Max_Evil 13:18 25 Aug 06
Hello!
If I can do something with this site to help in your searches, please contact me at http://aolpsycho.blogspot.com/2006/08/feedback-on-aolpsychocom.html or at max@zanoza.lv
Right now I implement free text search here at aolpsycho. The database is being indexed, ~5 days left until search will be available.
PS. We can make a special tag for big fish identifications (big fish?), and put these people on the main page.
So please feel free to share your ideas. And excuse my eng:)
20:27 25 Aug 06
I think maybe a notable tag would be useful.
To find notable people I search for terms only they would use:
Military: mypay, ako, nko, security clearance
Credit Unions: navyfcu, congressionalfcu, etc. Ones that have an elite membership.
Private Clubs: rotary club, press club, cosmos club.

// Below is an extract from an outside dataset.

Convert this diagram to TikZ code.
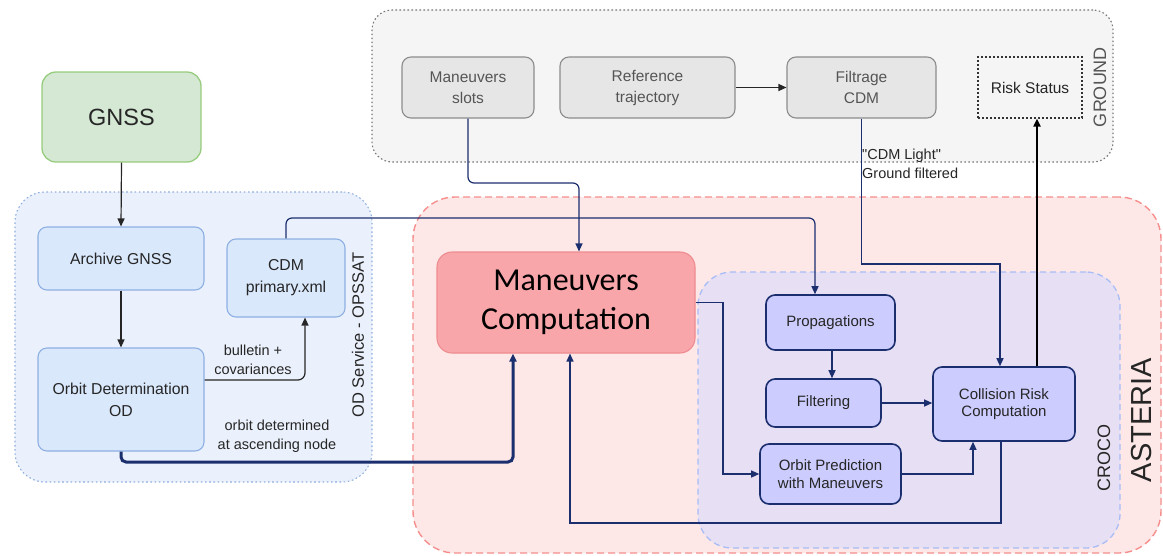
\documentclass[tikz,border=0pt]{standalone}
\usepackage{fontspec}
\setmainfont{Liberation Sans}
\newfontfamily\calibrifont{Carlito}
\newfontfamily\plainsans[Ligatures=ResetAll]{Liberation Sans}
\usetikzlibrary{arrows.meta}

\definecolor{navyline}{HTML}{1B2E6E}
\definecolor{groundfill}{HTML}{F5F5F5}
\definecolor{groundedge}{HTML}{777777}
\definecolor{gboxfill}{HTML}{E6E6E6}
\definecolor{gboxedge}{HTML}{8C8C8C}
\definecolor{gtext}{HTML}{555555}
\definecolor{odfill}{HTML}{EBF1FC}
\definecolor{odedge}{HTML}{8FAEDC}
\definecolor{bluefill}{HTML}{DAE8FC}
\definecolor{blueedge}{HTML}{8EB0E3}
\definecolor{greenfill}{HTML}{D5E8D4}
\definecolor{greenedge}{HTML}{97CC7E}
\definecolor{asteriafill}{HTML}{FDE8E7}
\definecolor{asteriaedge}{HTML}{F58E8C}
\definecolor{mcfill}{HTML}{F9A6AA}
\definecolor{mcedge}{HTML}{EE8C90}
\definecolor{crocofill}{HTML}{E7DFF3}
\definecolor{crocoedge}{HTML}{A8BDF6}
\definecolor{crocobox}{HTML}{CCCCFF}
\definecolor{darktext}{HTML}{262626}

\begin{document}
\begin{tikzpicture}[x=1pt,y=-1pt,
  txt/.style={font=\fontsize{14.5}{19}\selectfont, align=center, text=darktext},
  groundbox/.style={txt, font=\fontsize{15.5}{21}\selectfont, draw=gboxedge, fill=gboxfill,
    line width=1.1pt, rounded corners=9pt, inner sep=0pt, text=gtext},
  odbox/.style={txt, font=\fontsize{15.8}{22}\selectfont, draw=blueedge, fill=bluefill,
    line width=1.1pt, rounded corners=9pt, inner sep=0pt},
  crocobx/.style={txt, font=\fontsize{15}{17.5}\selectfont, draw=navyline, fill=crocobox,
    line width=1.6pt, rounded corners=9pt, inner sep=0pt},
  container/.style={inner sep=0pt},
  tip/.style={-{Triangle[length=8pt,width=7pt]}},
  blackarrow/.style={tip, draw=black!85, line width=1.2pt},
  navyarrow/.style={tip, draw=navyline, line width=1.2pt},
  lbl/.style={txt, inner sep=0pt},
]
\useasboundingbox (0,0) rectangle (1163,555);

% ---- containers ----
\node[container, draw=groundedge, fill=groundfill, line width=1.1pt,
  dash pattern=on 1.6pt off 2.4pt, rounded corners=20pt,
  minimum width=741pt, minimum height=152pt] (groundC) at (742.5,86) {};
\node[container, draw=odedge, fill=odfill, line width=1.1pt,
  dash pattern=on 1.6pt off 2.6pt, rounded corners=30pt,
  minimum width=357pt, minimum height=290pt] (odC) at (193.5,337) {};
\node[container, draw=asteriaedge, fill=asteriafill, line width=1.4pt,
  dash pattern=on 7pt off 4pt, rounded corners=42pt,
  minimum width=748pt, minimum height=356pt] (asteriaC) at (787,375) {};
\node[container, draw=crocoedge, fill=crocofill, line width=1.3pt,
  dash pattern=on 6pt off 4pt, rounded corners=34pt,
  minimum width=422pt, minimum height=276pt] (crocoC) at (909,410) {};

% ---- container titles ----
\node[lbl, rotate=90, text=gtext, font=\fontsize{18}{20}\selectfont] (groundT) at (1100,87) {GROUND};
\node[lbl, rotate=90, font=\fontsize{16.5}{19}\selectfont] (odT) at (358,335) {OD Service - OPSSAT};
\node[lbl, rotate=90, font=\fontsize{18}{20}\selectfont] (crocoT) at (1104,458) {CROCO};
\node[lbl, rotate=90, font=\fontsize{29}{32}\selectfont] (asteriaT) at (1142,420) {ASTERIA};

% ---- ground blocks ----
\node[groundbox, minimum width=132pt, minimum height=61pt] (slots) at (468,87.5) {Maneuvers\\slots};
\node[groundbox, minimum width=175pt, minimum height=61pt] (reftraj) at (647.5,87.5) {Reference\\trajectory};
\node[groundbox, minimum width=149pt, minimum height=61pt] (filtrage) at (861.5,87.5) {Filtrage\\CDM};
\node[txt, font=\fontsize{15.5}{21}\selectfont, draw=black!80, line width=1.3pt,
  dash pattern=on 2pt off 2pt, inner sep=0pt,
  minimum width=104pt, minimum height=61pt] (risk) at (1030,87.5) {Risk Status};

% ---- OD service blocks ----
\node[txt, draw=greenedge, fill=greenfill, line width=1.3pt, rounded corners=14pt, inner sep=0pt,
  minimum width=159pt, minimum height=90pt, font=\fontsize{23.5}{26}\selectfont] (gnss) at (121.5,117) {GNSS};
\node[odbox, minimum width=166pt, minimum height=63pt] (archive) at (121,258.5) {Archive GNSS};
\node[odbox, minimum width=118pt, minimum height=78pt] (cdm) at (286,278) {CDM\\primary.xml};
\node[odbox, minimum width=166pt, minimum height=103pt] (od) at (121,399.5) {Orbit Determination\\OD};

% ---- ASTERIA blocks ----
\node[draw=mcedge, fill=mcfill, line width=1.1pt, rounded corners=15pt, inner sep=0pt,
  minimum width=258pt, minimum height=101pt, align=center, text=black,
  font=\calibrifont\fontsize{32}{39}\selectfont] (mc) at (566,302.5) {Maneuvers\\Computation};
\node[crocobx, minimum width=129pt, minimum height=55pt] (prop) at (830.5,322.5) {Propagations};
\node[crocobx, minimum width=115pt, minimum height=48pt] (filt) at (823.5,403) {Filtering};
\node[crocobx, minimum width=141pt, minimum height=60pt] (orbpred) at (830.5,474) {Orbit Prediction\\with Maneuvers};
\node[crocobx, minimum width=142pt, minimum height=74pt] (coll) at (1004,404) {Collision Risk\\Computation};

% ---- bend points ----
\coordinate (odturn) at (513,462);
\coordinate (slotsturn) at (579,183);
\coordinate (cdmturn) at (815,218);
\coordinate (filtrageturn) at (1000,264);
\coordinate (mcbend) at (723,474);
\coordinate (loopbl) at (570,523);

% ---- connectors: OD service ----
\draw[blackarrow] (gnss.south) -- (archive.north);
\draw[blackarrow] (archive.south) -- (od.north);
\draw[blackarrow, rounded corners=7pt] (od.east |- 0,380) -| ([xshift=19pt]cdm.south);
\draw[tip, draw=navyline, line width=3pt, rounded corners=5pt] (od.south) |- (odturn) -- (odturn |- mc.south);
\draw[navyarrow, rounded corners=6pt] (cdm.north) |- (cdmturn) -- (cdmturn |- prop.north);

% ---- connectors: ground ----
\draw[blackarrow] (reftraj.east) -- (filtrage.west);
\draw[navyarrow, rounded corners=6pt] (slots.south) |- (slotsturn) -- (slotsturn |- mc.north);
\draw[navyarrow] (filtrage.south) |- (filtrageturn) -- (filtrageturn |- coll.north);
\draw[tip, draw=black, line width=2.6pt] (coll.north -| 1037,0) -- (risk.south -| 1037,0);

% ---- connectors: CROCO ----
\draw[navyarrow] (prop.south -| 832,0) -- (filt.north -| 832,0);
\draw[navyarrow] (filt.east) -- (filt.east -| coll.west);
\draw[navyarrow] (orbpred.east) -| (coll.south -| 973,0);
\draw[navyarrow] (mc.east) -| (mcbend) -- (orbpred.west);
\draw[navyarrow] (coll.south -| 1001,0) |- (loopbl) -- (loopbl |- mc.south);

% ---- connector labels ----
\node[lbl] (bulletinL) at (253,359.5) {bulletin +\\covariances};
\node[lbl] (orbitL) at (277,436.5) {orbit determined\\at ascending node};
\node[lbl, anchor=west, align=left, font=\plainsans\fontsize{14.5}{19}\selectfont] (cdmlightL) at (862,164) {"CDM Light"\\Ground filtered};

\end{tikzpicture}
\end{document}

I need more good credit unions and private clubs.
I would really like the ability to do a filtered search: find all those users who searched for mypay and also searched for iraq in another query.
Max_Evil 20:42 25 Aug 06
Ok, tonight I will run queries to tag military, credit unions and private club users. Then I'll implement filtered search by tags.
Free text search is not available yet, so I have to run queries through DB manually, and every search takes ~5 minutes:(
So can you give me more search terms?
21:36 25 Aug 06
Well for myself I don't find tagging everyone who searched for some of these terms useful right now, because there are too many false positives and uninteresting users, and I cannot search on them easily.
I find the tags useful for categorizing after the user has been found to be interesting and has been analyzed.
Maybe there should be a way to distinguish the two kinds of tags?
If regexp-tags of this sort could be specified during a fast search, then they would be useful. For example, find all users with the military regexp-tag who searched for IED.